Between the lion’s head doorknocker, ornate stone fireplaces and pastel-colored parlor, the mansion at 973 Fifth Avenue looks like something out of an Edith Wharton novel.
But its $42 million contract price, reported late last month after the home spent a year on the market with Brown Harris Stevens’s Paula Del Nunzio, is decidedly contemporary.
The deal is the latest in a string of eye-popping sales in the last quarter that, some brokers say, has prompted sellers at the high end to test their luck with listings priced above $20 million — whether the properties are worth it or not.
“There is a marked increase in the number of $20 million-plus listings, but it seems that many lack the appropriate ‘trophy property’ status necessary to justify the hefty price tag,” said Mickey Conlon, a senior vice president at the brokerage Core. “It appears as if many owners who don’t necessarily need to sell are recklessly trying their luck at unrealistic prices.
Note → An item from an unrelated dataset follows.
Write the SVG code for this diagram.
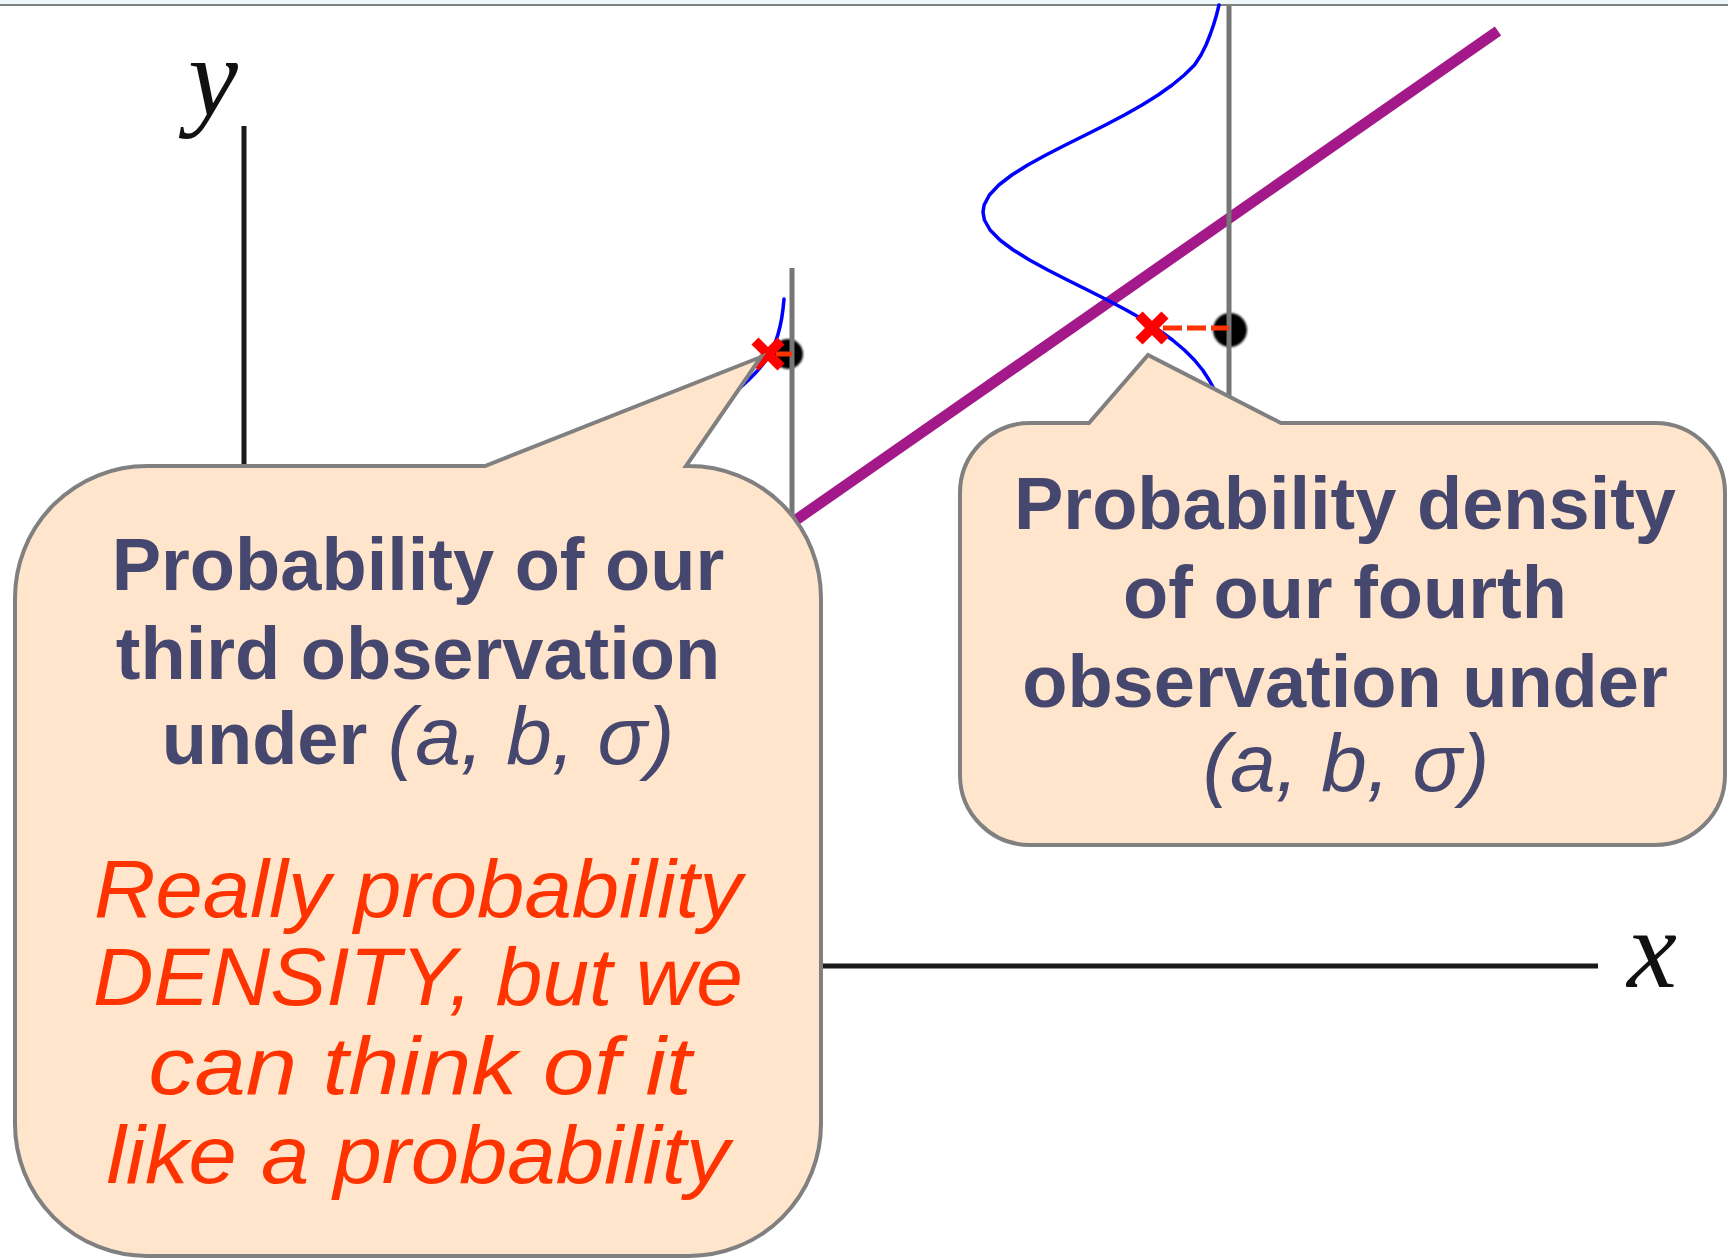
<svg xmlns="http://www.w3.org/2000/svg" width="1728" height="1260" viewBox="0 0 1728 1260">
<style>
.axis{stroke:#1a1a1a;stroke-width:5;fill:none}
.obs{stroke:#767676;stroke-width:5;fill:none}
.gauss{stroke:#0000ff;stroke-width:3.5;fill:none;stroke-linecap:round;stroke-linejoin:round}
.fit{stroke:#a3198a;stroke-width:11;fill:none}
.xm{stroke:#ff0000;stroke-width:10;stroke-linecap:butt}
.dash{stroke:#ff3300;stroke-width:5;fill:none}
.callout{fill:#fee5cc;stroke:#808080;stroke-width:4}
.lbl{font-family:"Liberation Sans",Arial,sans-serif;font-weight:bold;font-size:74px;fill:#46476f;text-anchor:middle}
.math{font-family:"Liberation Sans",Arial,sans-serif;font-style:italic;font-weight:normal;font-size:82px;fill:#46476f}
.note{font-family:"Liberation Sans",Arial,sans-serif;font-style:italic;font-size:82px;fill:#ff3300;text-anchor:middle}
.axlbl{font-family:"Liberation Serif","Times New Roman",serif;font-style:italic;font-size:112px;fill:#111;text-anchor:middle}
</style>
<defs>
<filter id="soft" x="-30%" y="-30%" width="160%" height="160%"><feGaussianBlur stdDeviation="1.3"/></filter>
</defs>
<rect x="0" y="0" width="1728" height="1260" fill="#ffffff"/>
<rect x="0" y="0" width="1728" height="5" fill="#eef7f8"/>
<line x1="0" y1="5" x2="1728" y2="5" stroke="#808080" stroke-width="2"/>

<g id="axes">
<line class="axis" x1="244" y1="126" x2="244" y2="966"/>
<line class="axis" x1="244" y1="966" x2="1598" y2="966"/>
<text class="axlbl" x="213" y="115">y</text>
<text class="axlbl" x="1652" y="987">x</text>
</g>

<g id="fit-line">
<line class="fit" x1="1498" y1="31" x2="760" y2="545"/>
</g>

<g id="observation-3">
<circle cx="788" cy="354" r="15" fill="#000" filter="url(#soft)"/>
<line class="obs" x1="792" y1="268" x2="792" y2="540"/>
<path class="gauss" d="M784,299 C782,325 777,345 766,360 C757,373 745,384 720,405"/>
</g>

<g id="observation-4">
<circle cx="1230" cy="330" r="17" fill="#000" filter="url(#soft)"/>
<line class="obs" x1="1229" y1="6" x2="1229" y2="420"/>
<polyline class="gauss" points="1219,5 1216.5,15 1213.5,25 1210,35 1206,45 1201,55 1194.5,65 1184.3,75 1172.2,85 1158.1,95 1142.1,105 1124.4,115 1105.4,125 1085.5,135 1065.4,145 1045.9,155 1027.7,165 1011.8,175 998.8,185 989.4,195 984.1,205 983,212 984.4,220 990.1,230 999.9,240 1013.3,250 1029.5,260 1047.8,270 1067.4,280 1087.5,290 1107.3,300 1126.2,310 1143.8,320 1158.6,330 1172.5,340 1184.4,350 1194.4,360 1202.6,370 1209.1,380 1214.6,390 1218.8,400 1222,410 1224,420"/>
</g>

<g id="connectors">
<line class="dash" x1="1163" y1="328" x2="1229" y2="328" stroke-dasharray="19 5"/>
<line class="dash" x1="776" y1="354" x2="792" y2="354"/>
</g>

<g id="markers">
<g transform="translate(1152,328)"><line class="xm" x1="-13" y1="-13" x2="13" y2="13"/><line class="xm" x1="-13" y1="13" x2="13" y2="-13"/></g>
<g transform="translate(768,354)"><line class="xm" x1="-13" y1="-13" x2="13" y2="13"/><line class="xm" x1="-13" y1="13" x2="13" y2="-13"/></g>
</g>

<g id="callout-third">
<path class="callout" d="M147,466 L485,466 L761,357 L686,466 L689,466 A132,132 0 0 1 821,598 L821,1124 A132,132 0 0 1 689,1256 L147,1256 A132,132 0 0 1 15,1124 L15,598 A132,132 0 0 1 147,466 Z"/>
<text class="lbl" x="418" y="590">Probability of our</text>
<text class="lbl" x="418" y="679">third observation</text>
<text class="lbl" x="418" y="764">under <tspan class="math">(a, b, σ)</tspan></text>
<text class="note" x="418" y="917" textLength="648" lengthAdjust="spacingAndGlyphs">Really probability</text>
<text class="note" x="418" y="1005" textLength="650" lengthAdjust="spacingAndGlyphs">DENSITY, but we</text>
<text class="note" x="420" y="1094" textLength="543" lengthAdjust="spacingAndGlyphs">can think of it</text>
<text class="note" x="418" y="1183" textLength="623" lengthAdjust="spacingAndGlyphs">like a probability</text>
</g>

<g id="callout-fourth">
<path class="callout" d="M1030,423 L1089,423 L1148,355 L1281,423 L1655,423 A70,70 0 0 1 1725,493 L1725,775 A70,70 0 0 1 1655,845 L1030,845 A70,70 0 0 1 960,775 L960,493 A70,70 0 0 1 1030,423 Z"/>
<text class="lbl" x="1345" y="529">Probability density</text>
<text class="lbl" x="1345" y="618">of our fourth</text>
<text class="lbl" x="1345" y="707">observation under</text>
<text class="math" x="1346" y="791" text-anchor="middle">(a, b, σ)</text>
</g>
</svg>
Would it be unfair to call it Russian roulette?”
This phenomenon is surfacing even as year-over-year Manhattan home sales have remained flat, and entry-level apartments have gained a greater share of the market, according to the latest figures from Prudential Douglas Elliman.
In the second quarter of 2012, there were 2,647 sales of Manhattan condos and co-ops — a 14.5 percent increase over the previous quarter, but unchanged from the same period last year. The median price dropped 2.5 percent, to $829,000, from the second quarter of 2011.
Appraiser Jonathan Miller of Miller Samuel, who prepared the Elliman report, attributed the drop in prices to the high volume of entry-level units and co-ops — which tend to fetch lower prices than condos — that sold in the last three months.
“More first-time buyers moved into the housing market seeking relief from rising rents and taking advantage of falling mortgage rates,” Miller said.
That characterization is unlikely to surprise many brokers, given the oft-cited influx of buyers last season who were willing to jump on available properties.
“People understand that the market is heating up, the inventory is drying [up] and the deals are harder to come by,” said Yukyong “Kianna” Choi, a vice president with Bond New York.
At the high end, the flurry of headlines devoted to mega-deals, combined with the perception of money pouring into the Manhattan housing market from overseas, has given some sellers an even greater sense of confidence.
“Sellers and their agents are recognizing this demand [for high-end residences] and are aggressively targeting numbers previously unseen in the market,” said Corcoran Sunshine Marketing Group’s Loretta Shanahan-Bradbury, the director of sales at Manhattan House. She noted that there are currently seven listings on the market in Manhattan for more than $50 million, up from three at this time last year.
Among the pricey listings to hit the market in June were art collector John de Neufville’s West Village townhouse, listed for $20 million; a full-floor co-op at 944 Fifth Avenue for $50 million (see “The all-star team”); financier Eyal Levya’s Millennium Tower combination unit for $27 million; and real estate developer Edward Baron Cohen’s Upper East Side townhouse for $20 million.
But not all properties are worth the eyebrow-raising price tags, brokers said.
“I haven’t seen an increase in $20 million listings. I have seen an increase in $13 million listings that think they are $20 million listings,” quipped Julia Hoagland, a senior vice president with Brown Harris Stevens. “Everyone wants to meet their Russian fertilizer soul mate.”
That, of course, is a reference to Dimitry Rybolovlev, the Russian fertilizer kingpin who famously closed on Sanford Weill’s 15 Central Park West penthouse for the $88 million asking price. The deal wiped out previous Manhattan price records.
But other ultraexpensive transactions have followed, from the $52.5 million spread at 740 Park Avenue that became the most expensive Manhattan co-op sale on record in April, to casino mogul Steve Wynn’s $70 million purchase in May of a palatial pad at the Ritz-Carlton Residences. These deals have skewed what sellers see as legitimate asking prices, brokers said.
“The media frenzy surrounding the high-end market has many convinced that there are an infinite number of ultrawealthy [individuals] who are ready, willing and able to drop whatever is asked of them to snap up these properties,” said Doug Heddings, founder of Heddings Property Group. “That just isn’t the case.” Plus, as summer officially kicks off, the high end of the market is likely to slow down — a trend that is already apparent in the number of contracts signed for luxury properties.
In the last full week of June, there were 11 contracts signed for Manhattan homes listed at $4 million or more, down from 15 the week before and 17 the week before that, according to market reports from residential brokerage Olshan Realty.
“Summer’s here, and the predictable seasonal slowdown seems to be upon us,” Olshan Realty president Donna Olshan noted in her latest report.
Elizabeth Sample, a luxury broker at Sotheby’s International Realty, said she would never list an ultrapricey residence in July, when potential billionaire buyers are focused on relaxation, not real estate.
“They’re in Monte Carlo,” she said. “They’re in the Hamptons.”